Cuando se acude a un colegio electoral casi siempre se ven merodeadores cercanos a las mesas con las papeletas de los distintos partidos que observan qué elige cada votante.
Aparentan ser otros electores, y quizás lo sean, pero muchas personas se sienten vigiladas, sobre todo si conocen a esos merodeadores, que son vecinos militantes de algún partido, generalmente extremista de izquierdea o nacionalista.
En otros países democráticos se instalan suficientes cabinas cerradas para que votar sea un acto personal íntimo y sin testigos.

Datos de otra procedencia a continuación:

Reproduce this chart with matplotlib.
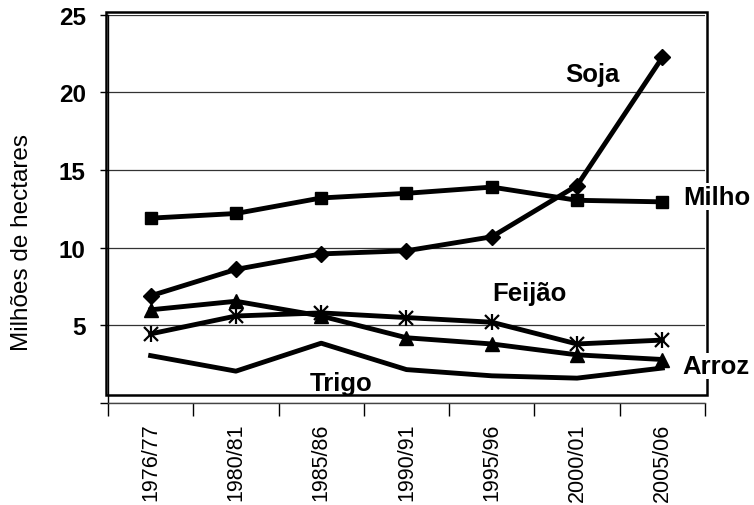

Pero en España colocan pocas, generalmente están destartaladas, y se les concede tan poca importancia que en sus celdillas no caben las largas tiras con los candidatos de cada bandería.
Recordemos días atrás Alsasua o Rentería en el País Vasco, o Vic en Cataluña, donde se persiguió públicamente a los dirigentes de Ciudadanos o del PP que trataron de hacer campaña presentándose allí.
Hay que ser muy valiente para mostrar ante esos separatistas o ultraizquierdistas que se es votante de esos partidos "fachas", todos los que no son ellos, y mucho más valiente aún quien sea de Vox: el alcalde procubano-palestino Sánchez Gordillo de Marinaleda quería expulsar del pueblo a los 44 votantes de ese partido.
Mientras los votantes separatistas, agresivos o no, alardean mostrando sus papeletas, los constitucionalistas temen votar: "¿Me habrán visto elegir la papeleta políticamente incorrecta?"
En países de mayor tradición democrática como EE.UU., donde hay libertad de voto y de elección, las cabinas son sagradas; en España hay libertad de voto, pero no libertad total de elección.